* **Stated task**: Transcribe the listing verbatim. Do not carry over any pictures.

* **Given data**:
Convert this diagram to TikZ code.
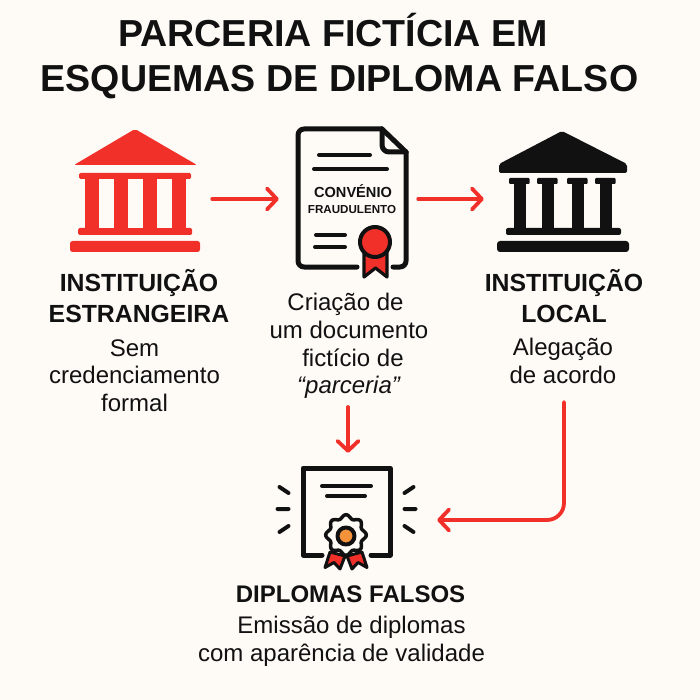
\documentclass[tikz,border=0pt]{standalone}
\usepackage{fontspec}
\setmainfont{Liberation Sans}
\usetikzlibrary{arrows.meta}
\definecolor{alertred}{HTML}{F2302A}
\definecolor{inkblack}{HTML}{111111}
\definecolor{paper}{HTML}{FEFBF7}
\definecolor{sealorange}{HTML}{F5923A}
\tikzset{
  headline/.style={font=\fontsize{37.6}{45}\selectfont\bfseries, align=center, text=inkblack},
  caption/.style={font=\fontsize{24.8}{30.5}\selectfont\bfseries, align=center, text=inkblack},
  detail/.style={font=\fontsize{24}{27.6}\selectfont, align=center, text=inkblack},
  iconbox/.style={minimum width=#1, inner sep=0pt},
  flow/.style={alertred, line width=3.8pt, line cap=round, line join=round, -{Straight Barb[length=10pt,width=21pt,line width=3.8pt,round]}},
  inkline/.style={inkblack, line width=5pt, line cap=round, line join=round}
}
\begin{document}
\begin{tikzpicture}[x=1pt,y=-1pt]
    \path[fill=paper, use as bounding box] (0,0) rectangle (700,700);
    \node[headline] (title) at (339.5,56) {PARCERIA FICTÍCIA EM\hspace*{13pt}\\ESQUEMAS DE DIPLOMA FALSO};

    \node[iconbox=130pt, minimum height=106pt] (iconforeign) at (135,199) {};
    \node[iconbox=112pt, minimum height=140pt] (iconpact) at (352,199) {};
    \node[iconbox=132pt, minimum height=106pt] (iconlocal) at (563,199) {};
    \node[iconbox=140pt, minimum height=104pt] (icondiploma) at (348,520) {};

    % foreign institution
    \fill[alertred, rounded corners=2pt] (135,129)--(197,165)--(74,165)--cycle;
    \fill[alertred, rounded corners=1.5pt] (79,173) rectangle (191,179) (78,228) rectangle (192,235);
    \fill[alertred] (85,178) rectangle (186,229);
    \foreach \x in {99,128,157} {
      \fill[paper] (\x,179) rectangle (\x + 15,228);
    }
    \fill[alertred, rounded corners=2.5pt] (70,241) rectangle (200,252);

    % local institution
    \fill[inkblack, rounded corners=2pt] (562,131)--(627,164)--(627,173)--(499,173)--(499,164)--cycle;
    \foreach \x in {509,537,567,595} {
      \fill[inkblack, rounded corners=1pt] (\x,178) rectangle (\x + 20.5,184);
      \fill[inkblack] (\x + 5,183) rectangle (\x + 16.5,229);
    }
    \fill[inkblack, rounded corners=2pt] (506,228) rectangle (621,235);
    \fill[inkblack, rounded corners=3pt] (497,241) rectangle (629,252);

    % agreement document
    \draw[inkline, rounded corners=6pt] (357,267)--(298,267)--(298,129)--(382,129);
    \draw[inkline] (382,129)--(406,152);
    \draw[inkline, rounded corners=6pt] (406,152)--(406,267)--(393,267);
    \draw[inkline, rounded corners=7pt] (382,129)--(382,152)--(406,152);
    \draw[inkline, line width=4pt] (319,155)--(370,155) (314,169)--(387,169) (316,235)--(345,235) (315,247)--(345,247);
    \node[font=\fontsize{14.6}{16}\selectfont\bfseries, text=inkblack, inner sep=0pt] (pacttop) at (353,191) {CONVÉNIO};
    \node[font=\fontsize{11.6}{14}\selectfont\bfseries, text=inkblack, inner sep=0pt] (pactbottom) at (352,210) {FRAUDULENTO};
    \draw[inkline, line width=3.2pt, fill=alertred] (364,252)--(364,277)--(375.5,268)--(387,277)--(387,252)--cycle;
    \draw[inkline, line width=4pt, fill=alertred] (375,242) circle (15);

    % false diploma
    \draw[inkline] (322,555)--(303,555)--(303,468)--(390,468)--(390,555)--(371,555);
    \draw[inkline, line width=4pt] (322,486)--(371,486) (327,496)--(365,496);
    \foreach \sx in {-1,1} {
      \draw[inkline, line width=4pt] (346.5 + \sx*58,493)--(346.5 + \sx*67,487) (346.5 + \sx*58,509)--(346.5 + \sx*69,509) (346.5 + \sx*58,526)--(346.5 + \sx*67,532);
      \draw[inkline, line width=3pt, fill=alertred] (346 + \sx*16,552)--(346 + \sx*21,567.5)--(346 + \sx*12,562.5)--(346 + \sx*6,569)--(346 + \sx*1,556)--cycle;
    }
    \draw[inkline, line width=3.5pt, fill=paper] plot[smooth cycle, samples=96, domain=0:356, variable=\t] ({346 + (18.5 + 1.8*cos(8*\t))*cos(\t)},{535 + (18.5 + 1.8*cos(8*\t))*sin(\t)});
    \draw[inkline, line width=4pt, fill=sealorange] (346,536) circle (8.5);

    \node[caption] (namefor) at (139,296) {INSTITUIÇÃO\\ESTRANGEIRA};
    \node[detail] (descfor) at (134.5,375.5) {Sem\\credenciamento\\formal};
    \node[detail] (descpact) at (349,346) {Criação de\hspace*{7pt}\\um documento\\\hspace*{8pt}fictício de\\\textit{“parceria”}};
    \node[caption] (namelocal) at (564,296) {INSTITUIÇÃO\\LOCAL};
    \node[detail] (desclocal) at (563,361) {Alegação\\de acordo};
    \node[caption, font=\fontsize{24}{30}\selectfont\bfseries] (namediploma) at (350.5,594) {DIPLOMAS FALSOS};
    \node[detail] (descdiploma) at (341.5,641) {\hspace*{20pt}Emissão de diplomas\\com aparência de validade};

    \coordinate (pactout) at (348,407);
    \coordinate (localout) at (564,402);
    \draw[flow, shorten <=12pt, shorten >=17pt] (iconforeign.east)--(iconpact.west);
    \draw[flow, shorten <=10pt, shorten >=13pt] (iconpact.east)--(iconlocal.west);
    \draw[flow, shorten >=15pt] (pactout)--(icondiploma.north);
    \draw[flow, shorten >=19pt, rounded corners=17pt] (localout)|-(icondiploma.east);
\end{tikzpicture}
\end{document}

* **Exercise output**:
Convert this diagram to TikZ code.
\documentclass[tikz,border=0pt]{standalone}
\usepackage{fontspec}
\setmainfont{Liberation Sans}
\usetikzlibrary{arrows.meta}
\definecolor{alertred}{HTML}{F2302A}
\definecolor{inkblack}{HTML}{111111}
\definecolor{paper}{HTML}{FEFBF7}
\definecolor{sealorange}{HTML}{F5923A}
\tikzset{
  headline/.style={font=\fontsize{37.6}{45}\selectfont\bfseries, align=center, text=inkblack},
  caption/.style={font=\fontsize{24.8}{30.5}\selectfont\bfseries, align=center, text=inkblack},
  detail/.style={font=\fontsize{24}{27.6}\selectfont, align=center, text=inkblack},
  iconbox/.style={minimum width=#1, inner sep=0pt},
  flow/.style={alertred, line width=3.8pt, line cap=round, line join=round, -{Straight Barb[length=10pt,width=21pt,line width=3.8pt,round]}},
  inkline/.style={inkblack, line width=5pt, line cap=round, line join=round}
}
\begin{document}
\begin{tikzpicture}[x=1pt,y=-1pt]
    \path[fill=paper, use as bounding box] (0,0) rectangle (700,700);
    \node[headline] (title) at (339.5,56) {PARCERIA FICTÍCIA EM\hspace*{13pt}\\ESQUEMAS DE DIPLOMA FALSO};

    \node[iconbox=130pt, minimum height=106pt] (iconforeign) at (135,199) {};
    \node[iconbox=112pt, minimum height=140pt] (iconpact) at (352,199) {};
    \node[iconbox=132pt, minimum height=106pt] (iconlocal) at (563,199) {};
    \node[iconbox=140pt, minimum height=104pt] (icondiploma) at (348,520) {};

    % foreign institution
    \fill[alertred, rounded corners=2pt] (135,129)--(197,165)--(74,165)--cycle;
    \fill[alertred, rounded corners=1.5pt] (79,173) rectangle (191,179) (78,228) rectangle (192,235);
    \fill[alertred] (85,178) rectangle (186,229);
    \foreach \x in {99,128,157} {
      \fill[paper] (\x,179) rectangle (\x + 15,228);
    }
    \fill[alertred, rounded corners=2.5pt] (70,241) rectangle (200,252);

    % local institution
    \fill[inkblack, rounded corners=2pt] (562,131)--(627,164)--(627,173)--(499,173)--(499,164)--cycle;
    \foreach \x in {509,537,567,595} {
      \fill[inkblack, rounded corners=1pt] (\x,178) rectangle (\x + 20.5,184);
      \fill[inkblack] (\x + 5,183) rectangle (\x + 16.5,229);
    }
    \fill[inkblack, rounded corners=2pt] (506,228) rectangle (621,235);
    \fill[inkblack, rounded corners=3pt] (497,241) rectangle (629,252);

    % agreement document
    \draw[inkline, rounded corners=6pt] (357,267)--(298,267)--(298,129)--(382,129);
    \draw[inkline] (382,129)--(406,152);
    \draw[inkline, rounded corners=6pt] (406,152)--(406,267)--(393,267);
    \draw[inkline, rounded corners=7pt] (382,129)--(382,152)--(406,152);
    \draw[inkline, line width=4pt] (319,155)--(370,155) (314,169)--(387,169) (316,235)--(345,235) (315,247)--(345,247);
    \node[font=\fontsize{14.6}{16}\selectfont\bfseries, text=inkblack, inner sep=0pt] (pacttop) at (353,191) {CONVÉNIO};
    \node[font=\fontsize{11.6}{14}\selectfont\bfseries, text=inkblack, inner sep=0pt] (pactbottom) at (352,210) {FRAUDULENTO};
    \draw[inkline, line width=3.2pt, fill=alertred] (364,252)--(364,277)--(375.5,268)--(387,277)--(387,252)--cycle;
    \draw[inkline, line width=4pt, fill=alertred] (375,242) circle (15);

    % false diploma
    \draw[inkline] (322,555)--(303,555)--(303,468)--(390,468)--(390,555)--(371,555);
    \draw[inkline, line width=4pt] (322,486)--(371,486) (327,496)--(365,496);
    \foreach \sx in {-1,1} {
      \draw[inkline, line width=4pt] (346.5 + \sx*58,493)--(346.5 + \sx*67,487) (346.5 + \sx*58,509)--(346.5 + \sx*69,509) (346.5 + \sx*58,526)--(346.5 + \sx*67,532);
      \draw[inkline, line width=3pt, fill=alertred] (346 + \sx*16,552)--(346 + \sx*21,567.5)--(346 + \sx*12,562.5)--(346 + \sx*6,569)--(346 + \sx*1,556)--cycle;
    }
    \draw[inkline, line width=3.5pt, fill=paper] plot[smooth cycle, samples=96, domain=0:356, variable=\t] ({346 + (18.5 + 1.8*cos(8*\t))*cos(\t)},{535 + (18.5 + 1.8*cos(8*\t))*sin(\t)});
    \draw[inkline, line width=4pt, fill=sealorange] (346,536) circle (8.5);

    \node[caption] (namefor) at (139,296) {INSTITUIÇÃO\\ESTRANGEIRA};
    \node[detail] (descfor) at (134.5,375.5) {Sem\\credenciamento\\formal};
    \node[detail] (descpact) at (349,346) {Criação de\hspace*{7pt}\\um documento\\\hspace*{8pt}fictício de\\\textit{“parceria”}};
    \node[caption] (namelocal) at (564,296) {INSTITUIÇÃO\\LOCAL};
    \node[detail] (desclocal) at (563,361) {Alegação\\de acordo};
    \node[caption, font=\fontsize{24}{30}\selectfont\bfseries] (namediploma) at (350.5,594) {DIPLOMAS FALSOS};
    \node[detail] (descdiploma) at (341.5,641) {\hspace*{20pt}Emissão de diplomas\\com aparência de validade};

    \coordinate (pactout) at (348,407);
    \coordinate (localout) at (564,402);
    \draw[flow, shorten <=12pt, shorten >=17pt] (iconforeign.east)--(iconpact.west);
    \draw[flow, shorten <=10pt, shorten >=13pt] (iconpact.east)--(iconlocal.west);
    \draw[flow, shorten >=15pt] (pactout)--(icondiploma.north);
    \draw[flow, shorten >=19pt, rounded corners=17pt] (localout)|-(icondiploma.east);
\end{tikzpicture}
\end{document}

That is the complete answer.